PROBLEM TO SOLVE:
Give the listing again exactly, omitting its images.

===== INFORMATION SHOWN

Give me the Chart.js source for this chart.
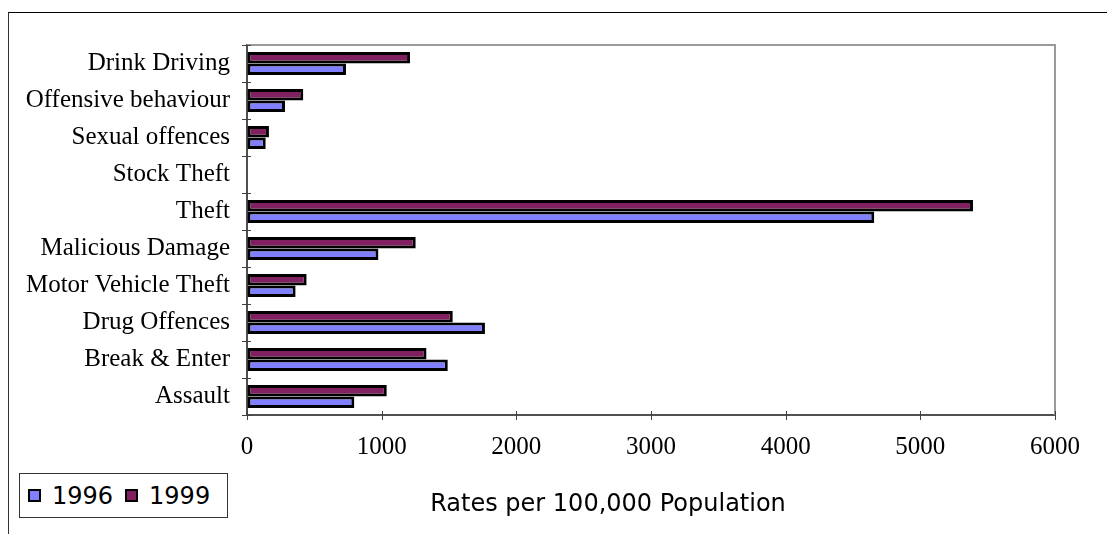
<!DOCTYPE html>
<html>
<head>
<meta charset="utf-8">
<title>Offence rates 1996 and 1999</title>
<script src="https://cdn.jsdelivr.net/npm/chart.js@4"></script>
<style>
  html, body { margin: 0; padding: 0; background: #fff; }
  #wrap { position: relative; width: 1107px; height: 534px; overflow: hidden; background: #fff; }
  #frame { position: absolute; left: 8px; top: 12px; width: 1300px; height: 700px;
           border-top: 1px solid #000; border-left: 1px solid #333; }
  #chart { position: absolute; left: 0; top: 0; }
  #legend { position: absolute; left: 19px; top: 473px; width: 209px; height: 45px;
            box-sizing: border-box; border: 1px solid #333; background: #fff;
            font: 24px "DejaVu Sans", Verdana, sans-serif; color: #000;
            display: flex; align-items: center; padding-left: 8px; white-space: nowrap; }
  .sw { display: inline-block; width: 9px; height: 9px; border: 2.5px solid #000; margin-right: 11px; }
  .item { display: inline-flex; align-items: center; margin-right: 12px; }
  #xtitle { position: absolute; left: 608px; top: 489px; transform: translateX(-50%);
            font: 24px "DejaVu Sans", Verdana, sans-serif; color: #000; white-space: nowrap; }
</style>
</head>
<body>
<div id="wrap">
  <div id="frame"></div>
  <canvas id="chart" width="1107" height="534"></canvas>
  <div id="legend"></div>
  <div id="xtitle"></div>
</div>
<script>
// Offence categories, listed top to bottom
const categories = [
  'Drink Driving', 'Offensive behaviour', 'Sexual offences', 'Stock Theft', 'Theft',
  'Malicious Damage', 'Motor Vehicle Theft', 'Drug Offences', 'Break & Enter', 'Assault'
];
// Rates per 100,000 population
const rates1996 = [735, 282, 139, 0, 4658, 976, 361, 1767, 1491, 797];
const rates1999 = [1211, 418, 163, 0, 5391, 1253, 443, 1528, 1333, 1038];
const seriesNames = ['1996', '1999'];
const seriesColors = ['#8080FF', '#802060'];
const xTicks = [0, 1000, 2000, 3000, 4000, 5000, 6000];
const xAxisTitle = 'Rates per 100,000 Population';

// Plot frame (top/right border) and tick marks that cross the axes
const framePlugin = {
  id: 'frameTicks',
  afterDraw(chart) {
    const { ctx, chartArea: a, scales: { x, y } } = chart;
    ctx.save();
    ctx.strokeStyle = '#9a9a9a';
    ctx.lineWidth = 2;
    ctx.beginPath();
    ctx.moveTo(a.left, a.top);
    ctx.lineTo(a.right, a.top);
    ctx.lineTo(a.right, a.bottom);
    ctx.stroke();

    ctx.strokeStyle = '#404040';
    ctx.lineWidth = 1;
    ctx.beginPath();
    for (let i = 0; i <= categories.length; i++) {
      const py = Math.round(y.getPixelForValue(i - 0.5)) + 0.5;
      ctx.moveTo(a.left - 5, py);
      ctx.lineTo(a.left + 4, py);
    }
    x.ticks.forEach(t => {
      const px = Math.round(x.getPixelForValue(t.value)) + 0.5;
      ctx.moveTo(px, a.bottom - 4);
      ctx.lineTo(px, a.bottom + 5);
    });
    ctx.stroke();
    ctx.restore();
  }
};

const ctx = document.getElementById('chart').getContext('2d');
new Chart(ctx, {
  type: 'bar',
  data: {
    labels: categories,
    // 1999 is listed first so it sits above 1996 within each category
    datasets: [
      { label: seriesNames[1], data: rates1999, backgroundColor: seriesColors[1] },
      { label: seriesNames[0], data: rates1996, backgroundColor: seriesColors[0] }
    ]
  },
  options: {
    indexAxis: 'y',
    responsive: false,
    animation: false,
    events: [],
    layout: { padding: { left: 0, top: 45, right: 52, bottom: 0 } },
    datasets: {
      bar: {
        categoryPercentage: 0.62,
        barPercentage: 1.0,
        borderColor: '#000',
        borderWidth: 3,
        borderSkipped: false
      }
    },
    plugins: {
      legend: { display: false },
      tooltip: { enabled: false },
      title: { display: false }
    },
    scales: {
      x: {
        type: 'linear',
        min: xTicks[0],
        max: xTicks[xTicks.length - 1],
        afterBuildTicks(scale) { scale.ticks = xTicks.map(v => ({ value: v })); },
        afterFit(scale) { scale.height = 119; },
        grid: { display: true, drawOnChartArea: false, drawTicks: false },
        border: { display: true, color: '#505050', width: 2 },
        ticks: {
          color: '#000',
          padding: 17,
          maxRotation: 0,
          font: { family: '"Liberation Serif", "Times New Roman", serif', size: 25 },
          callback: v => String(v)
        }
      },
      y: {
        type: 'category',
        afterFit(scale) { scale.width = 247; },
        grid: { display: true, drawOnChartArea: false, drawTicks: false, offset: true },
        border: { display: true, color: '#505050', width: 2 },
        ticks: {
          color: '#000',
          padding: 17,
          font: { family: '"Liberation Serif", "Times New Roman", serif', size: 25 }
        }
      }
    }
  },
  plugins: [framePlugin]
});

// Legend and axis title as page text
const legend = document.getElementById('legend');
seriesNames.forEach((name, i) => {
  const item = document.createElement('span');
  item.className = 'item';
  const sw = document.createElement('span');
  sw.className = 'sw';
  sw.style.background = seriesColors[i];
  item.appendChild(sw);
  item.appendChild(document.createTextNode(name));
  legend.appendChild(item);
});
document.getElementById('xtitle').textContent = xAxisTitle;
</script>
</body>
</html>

==========

REPLY:
Give me the Chart.js source for this chart.
<!DOCTYPE html>
<html>
<head>
<meta charset="utf-8">
<title>Offence rates 1996 and 1999</title>
<script src="https://cdn.jsdelivr.net/npm/chart.js@4"></script>
<style>
  html, body { margin: 0; padding: 0; background: #fff; }
  #wrap { position: relative; width: 1107px; height: 534px; overflow: hidden; background: #fff; }
  #frame { position: absolute; left: 8px; top: 12px; width: 1300px; height: 700px;
           border-top: 1px solid #000; border-left: 1px solid #333; }
  #chart { position: absolute; left: 0; top: 0; }
  #legend { position: absolute; left: 19px; top: 473px; width: 209px; height: 45px;
            box-sizing: border-box; border: 1px solid #333; background: #fff;
            font: 24px "DejaVu Sans", Verdana, sans-serif; color: #000;
            display: flex; align-items: center; padding-left: 8px; white-space: nowrap; }
  .sw { display: inline-block; width: 9px; height: 9px; border: 2.5px solid #000; margin-right: 11px; }
  .item { display: inline-flex; align-items: center; margin-right: 12px; }
  #xtitle { position: absolute; left: 608px; top: 489px; transform: translateX(-50%);
            font: 24px "DejaVu Sans", Verdana, sans-serif; color: #000; white-space: nowrap; }
</style>
</head>
<body>
<div id="wrap">
  <div id="frame"></div>
  <canvas id="chart" width="1107" height="534"></canvas>
  <div id="legend"></div>
  <div id="xtitle"></div>
</div>
<script>
// Offence categories, listed top to bottom
const categories = [
  'Drink Driving', 'Offensive behaviour', 'Sexual offences', 'Stock Theft', 'Theft',
  'Malicious Damage', 'Motor Vehicle Theft', 'Drug Offences', 'Break & Enter', 'Assault'
];
// Rates per 100,000 population
const rates1996 = [735, 282, 139, 0, 4658, 976, 361, 1767, 1491, 797];
const rates1999 = [1211, 418, 163, 0, 5391, 1253, 443, 1528, 1333, 1038];
const seriesNames = ['1996', '1999'];
const seriesColors = ['#8080FF', '#802060'];
const xTicks = [0, 1000, 2000, 3000, 4000, 5000, 6000];
const xAxisTitle = 'Rates per 100,000 Population';

// Plot frame (top/right border) and tick marks that cross the axes
const framePlugin = {
  id: 'frameTicks',
  afterDraw(chart) {
    const { ctx, chartArea: a, scales: { x, y } } = chart;
    ctx.save();
    ctx.strokeStyle = '#9a9a9a';
    ctx.lineWidth = 2;
    ctx.beginPath();
    ctx.moveTo(a.left, a.top);
    ctx.lineTo(a.right, a.top);
    ctx.lineTo(a.right, a.bottom);
    ctx.stroke();

    ctx.strokeStyle = '#404040';
    ctx.lineWidth = 1;
    ctx.beginPath();
    for (let i = 0; i <= categories.length; i++) {
      const py = Math.round(y.getPixelForValue(i - 0.5)) + 0.5;
      ctx.moveTo(a.left - 5, py);
      ctx.lineTo(a.left + 4, py);
    }
    x.ticks.forEach(t => {
      const px = Math.round(x.getPixelForValue(t.value)) + 0.5;
      ctx.moveTo(px, a.bottom - 4);
      ctx.lineTo(px, a.bottom + 5);
    });
    ctx.stroke();
    ctx.restore();
  }
};

const ctx = document.getElementById('chart').getContext('2d');
new Chart(ctx, {
  type: 'bar',
  data: {
    labels: categories,
    // 1999 is listed first so it sits above 1996 within each category
    datasets: [
      { label: seriesNames[1], data: rates1999, backgroundColor: seriesColors[1] },
      { label: seriesNames[0], data: rates1996, backgroundColor: seriesColors[0] }
    ]
  },
  options: {
    indexAxis: 'y',
    responsive: false,
    animation: false,
    events: [],
    layout: { padding: { left: 0, top: 45, right: 52, bottom: 0 } },
    datasets: {
      bar: {
        categoryPercentage: 0.62,
        barPercentage: 1.0,
        borderColor: '#000',
        borderWidth: 3,
        borderSkipped: false
      }
    },
    plugins: {
      legend: { display: false },
      tooltip: { enabled: false },
      title: { display: false }
    },
    scales: {
      x: {
        type: 'linear',
        min: xTicks[0],
        max: xTicks[xTicks.length - 1],
        afterBuildTicks(scale) { scale.ticks = xTicks.map(v => ({ value: v })); },
        afterFit(scale) { scale.height = 119; },
        grid: { display: true, drawOnChartArea: false, drawTicks: false },
        border: { display: true, color: '#505050', width: 2 },
        ticks: {
          color: '#000',
          padding: 17,
          maxRotation: 0,
          font: { family: '"Liberation Serif", "Times New Roman", serif', size: 25 },
          callback: v => String(v)
        }
      },
      y: {
        type: 'category',
        afterFit(scale) { scale.width = 247; },
        grid: { display: true, drawOnChartArea: false, drawTicks: false, offset: true },
        border: { display: true, color: '#505050', width: 2 },
        ticks: {
          color: '#000',
          padding: 17,
          font: { family: '"Liberation Serif", "Times New Roman", serif', size: 25 }
        }
      }
    }
  },
  plugins: [framePlugin]
});

// Legend and axis title as page text
const legend = document.getElementById('legend');
seriesNames.forEach((name, i) => {
  const item = document.createElement('span');
  item.className = 'item';
  const sw = document.createElement('span');
  sw.className = 'sw';
  sw.style.background = seriesColors[i];
  item.appendChild(sw);
  item.appendChild(document.createTextNode(name));
  legend.appendChild(item);
});
document.getElementById('xtitle').textContent = xAxisTitle;
</script>
</body>
</html>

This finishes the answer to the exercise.